While Munnar and Alleppey draw the tourist hordes, Wayanad — in northern Kerala — offers equally stunning landscapes with a fraction of the visitors. Ancient caves with prehistoric petroglyphs, misty mountain viewpoints, cascading waterfalls, and some of Kerala's best tree house accommodations make Wayanad perfect for nature-focused travelers. The Edakkal Caves, featuring stone-age carvings dating back 6,000 years, are among South India's most fascinating archaeological sites.

6. Pondicherry (Beyond the French Quarter)

Most visitors to Pondicherry stick to the French Quarter — the charming colonial district with yellow buildings, bougainvillea, and French bakeries.

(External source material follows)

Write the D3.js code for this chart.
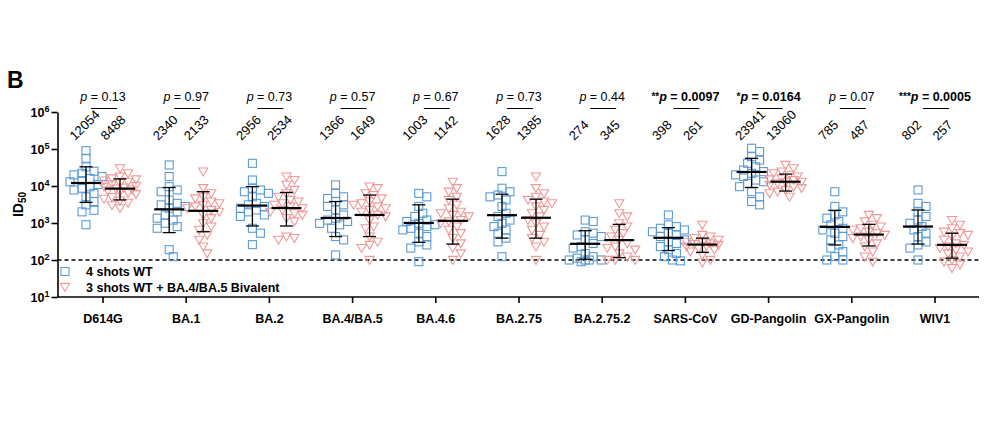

But the real Pondicherry extends far beyond: Auroville (an experimental international community), the fishing village of Serenity Beach, Tamil heritage architecture in the older quarters, and some of South India's best contemporary cuisine blending French and Tamil traditions.

7. Coorg (Kodagu), Karnataka — Coffee Country

Coorg is South India's coffee capital — a hilly district in Karnataka where mist-covered coffee and spice plantations roll across the Western Ghats. Stay in a plantation homestay (many families offer accommodation on working estates), learn the coffee production process from bean to cup, trek through rainforest trails, and visit the Tibetan settlement at Bylakuppe — one of the largest Tibetan refugee communities outside Tibet.

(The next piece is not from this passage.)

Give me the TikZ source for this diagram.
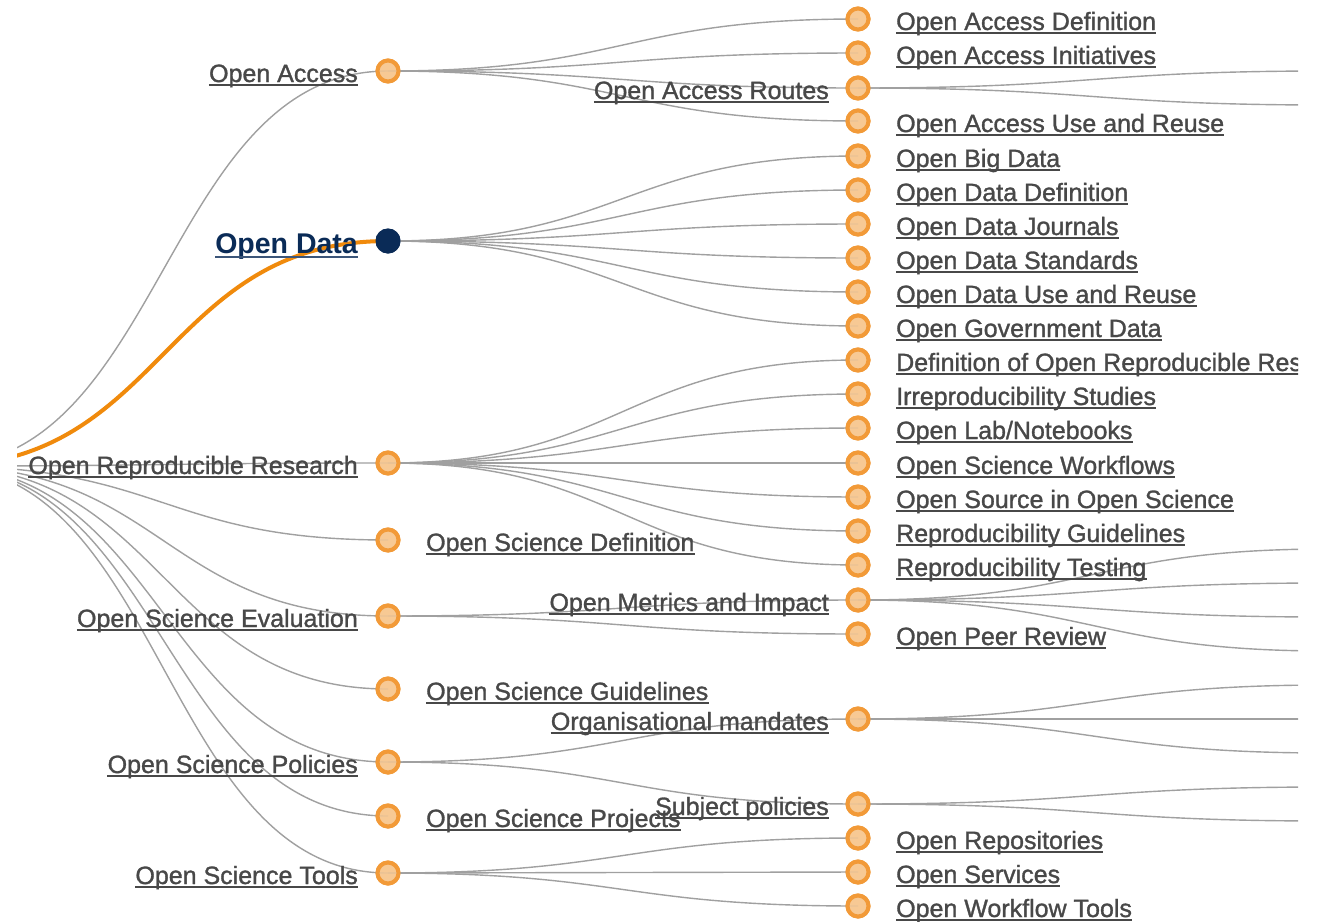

8. Mahabalipuram, Tamil Nadu — Living Stone Sculpture

Just an hour south of Chennai, Mahabalipuram is an open-air museum of 7th-century Pallava dynasty rock-cut architecture. The Shore Temple, standing against the Bay of Bengal, is one of India's most photogenic monuments. The Pancha Rathas (Five Chariots), each carved from a single piece of granite, demonstrate sculptural ambition that remains astonishing 1,300 years later.

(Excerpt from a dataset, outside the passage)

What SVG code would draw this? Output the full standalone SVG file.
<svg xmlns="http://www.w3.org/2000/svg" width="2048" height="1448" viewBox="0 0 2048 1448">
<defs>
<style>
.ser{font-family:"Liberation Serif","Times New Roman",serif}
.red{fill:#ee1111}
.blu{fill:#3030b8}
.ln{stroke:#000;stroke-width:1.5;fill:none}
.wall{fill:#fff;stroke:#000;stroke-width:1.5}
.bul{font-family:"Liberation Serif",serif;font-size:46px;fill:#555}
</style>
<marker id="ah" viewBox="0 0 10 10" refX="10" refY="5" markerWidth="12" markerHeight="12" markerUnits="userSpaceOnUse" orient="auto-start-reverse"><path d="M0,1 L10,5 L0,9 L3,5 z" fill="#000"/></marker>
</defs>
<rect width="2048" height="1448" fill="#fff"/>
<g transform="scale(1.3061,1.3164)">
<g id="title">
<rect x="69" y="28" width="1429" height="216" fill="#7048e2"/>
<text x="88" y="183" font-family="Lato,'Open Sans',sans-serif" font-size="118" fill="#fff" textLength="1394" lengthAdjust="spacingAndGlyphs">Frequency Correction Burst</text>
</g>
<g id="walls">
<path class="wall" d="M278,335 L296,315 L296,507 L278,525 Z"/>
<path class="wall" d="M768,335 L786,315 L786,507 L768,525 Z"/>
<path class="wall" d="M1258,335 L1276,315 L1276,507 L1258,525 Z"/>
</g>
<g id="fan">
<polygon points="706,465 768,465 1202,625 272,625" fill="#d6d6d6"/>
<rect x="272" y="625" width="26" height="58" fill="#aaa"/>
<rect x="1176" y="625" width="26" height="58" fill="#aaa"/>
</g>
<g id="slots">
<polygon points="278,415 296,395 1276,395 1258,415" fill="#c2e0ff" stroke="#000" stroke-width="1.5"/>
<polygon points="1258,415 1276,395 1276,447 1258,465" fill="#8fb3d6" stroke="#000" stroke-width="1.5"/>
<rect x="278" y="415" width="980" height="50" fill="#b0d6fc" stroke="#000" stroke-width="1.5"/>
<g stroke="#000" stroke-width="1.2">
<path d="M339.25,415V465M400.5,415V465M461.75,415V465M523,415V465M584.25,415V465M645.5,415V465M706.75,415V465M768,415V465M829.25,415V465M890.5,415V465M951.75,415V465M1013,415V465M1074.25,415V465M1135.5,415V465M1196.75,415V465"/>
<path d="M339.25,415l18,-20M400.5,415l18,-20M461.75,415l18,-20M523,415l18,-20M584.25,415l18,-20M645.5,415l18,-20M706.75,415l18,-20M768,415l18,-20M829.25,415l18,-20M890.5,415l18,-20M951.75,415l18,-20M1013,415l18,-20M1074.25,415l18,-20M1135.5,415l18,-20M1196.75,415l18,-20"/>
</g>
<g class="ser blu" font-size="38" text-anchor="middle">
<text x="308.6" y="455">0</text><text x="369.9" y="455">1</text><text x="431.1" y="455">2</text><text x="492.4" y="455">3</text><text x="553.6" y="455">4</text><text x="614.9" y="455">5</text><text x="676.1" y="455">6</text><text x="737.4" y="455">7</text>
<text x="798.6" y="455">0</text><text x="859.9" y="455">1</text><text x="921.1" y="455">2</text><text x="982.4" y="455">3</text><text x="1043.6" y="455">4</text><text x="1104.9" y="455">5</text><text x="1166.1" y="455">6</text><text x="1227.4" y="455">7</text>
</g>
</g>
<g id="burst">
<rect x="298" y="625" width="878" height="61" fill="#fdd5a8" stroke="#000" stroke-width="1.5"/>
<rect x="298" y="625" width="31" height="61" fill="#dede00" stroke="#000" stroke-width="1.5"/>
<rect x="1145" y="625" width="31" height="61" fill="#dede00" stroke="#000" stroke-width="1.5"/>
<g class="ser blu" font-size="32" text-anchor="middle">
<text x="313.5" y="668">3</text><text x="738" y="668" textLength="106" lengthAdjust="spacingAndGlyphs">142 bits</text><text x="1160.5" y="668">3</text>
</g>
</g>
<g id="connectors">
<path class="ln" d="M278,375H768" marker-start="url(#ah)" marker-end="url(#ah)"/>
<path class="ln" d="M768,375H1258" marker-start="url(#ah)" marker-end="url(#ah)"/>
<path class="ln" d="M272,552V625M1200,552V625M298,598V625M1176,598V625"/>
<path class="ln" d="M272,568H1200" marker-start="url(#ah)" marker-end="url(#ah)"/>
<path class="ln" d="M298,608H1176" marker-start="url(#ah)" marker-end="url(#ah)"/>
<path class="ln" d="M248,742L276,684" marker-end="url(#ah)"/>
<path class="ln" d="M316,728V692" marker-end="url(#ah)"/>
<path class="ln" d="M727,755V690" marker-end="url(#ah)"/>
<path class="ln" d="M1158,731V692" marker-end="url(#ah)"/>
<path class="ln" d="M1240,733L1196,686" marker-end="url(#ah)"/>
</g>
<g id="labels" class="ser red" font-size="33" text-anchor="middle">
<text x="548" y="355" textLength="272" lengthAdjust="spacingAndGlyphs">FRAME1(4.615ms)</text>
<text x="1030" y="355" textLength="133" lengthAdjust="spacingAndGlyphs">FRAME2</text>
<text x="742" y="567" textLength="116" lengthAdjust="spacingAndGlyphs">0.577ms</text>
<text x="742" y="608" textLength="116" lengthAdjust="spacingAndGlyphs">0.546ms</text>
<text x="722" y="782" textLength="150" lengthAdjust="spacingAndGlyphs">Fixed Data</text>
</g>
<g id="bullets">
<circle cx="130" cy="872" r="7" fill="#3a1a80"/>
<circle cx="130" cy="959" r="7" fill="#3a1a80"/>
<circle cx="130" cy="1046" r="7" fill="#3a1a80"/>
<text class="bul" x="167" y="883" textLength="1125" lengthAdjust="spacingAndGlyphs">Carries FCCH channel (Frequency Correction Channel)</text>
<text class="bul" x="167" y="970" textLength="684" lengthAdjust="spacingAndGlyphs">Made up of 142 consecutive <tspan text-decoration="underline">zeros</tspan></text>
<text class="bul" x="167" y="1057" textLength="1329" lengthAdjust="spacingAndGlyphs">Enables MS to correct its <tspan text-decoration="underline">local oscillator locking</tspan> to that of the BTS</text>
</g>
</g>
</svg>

9. Athirapally Falls, Kerala — India's Niagara

Athirapally is Kerala's largest waterfall — an 80-foot cascade in the Sholayar forest range that served as a filming location for numerous Indian movies. The falls are surrounded by dense tropical forest (part of the Vazhachal Forest Division) where you can spot great hornbills, lion-tailed macaques, and elephants. The lesser-known Vazhachal Falls, just 5 km upstream, offers a more intimate waterfall experience without crowds.

10. Pochampally, Telangana — The Ikat Village

Pochampally is a village where virtually every household is involved in producing Pochampally Ikat — a UNESCO-recognized textile craft involving an intricate tie-and-dye process. Walking through the village, you see every stage of production: yarn tying, dyeing in vivid colors, loom weaving, and finished fabric in geometric patterns that have been produced here for centuries. Visitors can watch artisans work, purchase directly from weavers at village prices, and participate in weaving workshops.

South India rewards the curious traveler — the one who drives past the resort entrance to find the village temple, who follows the aroma of street food to a nameless stall, who chooses the road with fewer signs. These ten destinations are starting points. The hidden gems of South India are, ultimately, found by those willing to get pleasantly lost.